Why the green light? When the fever finally broke for fifty shades of grey – meaning the silver and charcoal hues that dominated car sales for the past two decades – white took its place, becoming the #1 car color (both in the United States and around the world) for the first time in 2012. White conveys purity, reflecting our hopes for a cleaner, greener environment. True green, of course, is the genuine article.
Sandy McGill, Lead Designer at BMW Group DesignworksUSA,
explains that green’s comeback signals a shift in our cultural
attitudes. “Like brown, green is a more liberal, progressive color that
reflects the times we are living in, and is more experimental in terms of
psychology than a generally conservative color such as blue. Plus
in automotive we’re moving towards new fuel technologies and new ideas of
mobility, and green further conveys this innovative, out of the box mindset,”
Smaller, more economical cars and compact SUV’s are a big part of what’s driving this trend upmarket both to larger cars, and to more expensive cars. “It’s a trickle-up effect,” says McGill, “because the more color you see on the road with the smaller cars, the more people are going to want color for larger cars.”
At BMW customers can choose from four different shades of green on a special order basis - Java Green, Malachit Green, Oxford Green and Fir Tree Green – available on the 3, 5, 6, and 7-Series, as well as the Z4 Roadster.
I frequently spot the Toyota Prius in Sea Glass Pearl, and while there aren’t so many Ford Fiestas in Los Angeles, many that I’ve seen are Lime Squeeze.
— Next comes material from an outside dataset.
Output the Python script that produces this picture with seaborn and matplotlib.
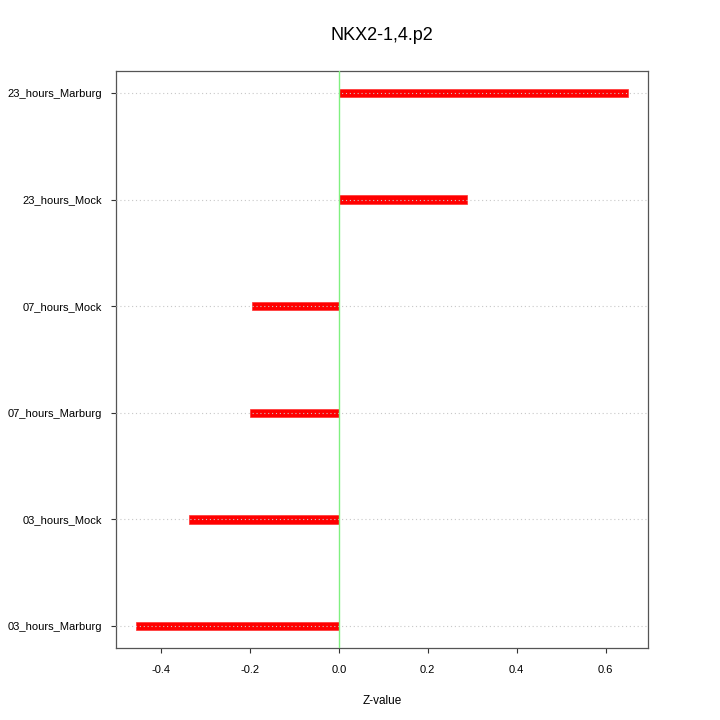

Fiat’s 500 is offered in three distinct shades: Verde Oliva (Olive Green) conveys luxury; Verde Azurro, which is really more blue than green, feels playful yet modern; and the non-metallic Verde Chiaro is reminiscent of avocado-colored kitchens and appliances from the 70s. About a third of the Kia Souls I see are “Alien” (no-kidding), and the Hyundai Tucson featured for past two seasons on “The Walking Dead,” although it may be hard to discern due to the grime, blood and zombie entrails - is Kiwi Green.
“Green can be an expression of nature or, if a more acidic tone, it can be radioactive and chemical. Likewise it can be conservative or Avant Garde,” says McGill, noting green’s versatility to convey a range of aesthetics and emotions depending upon its chosen shade and hue.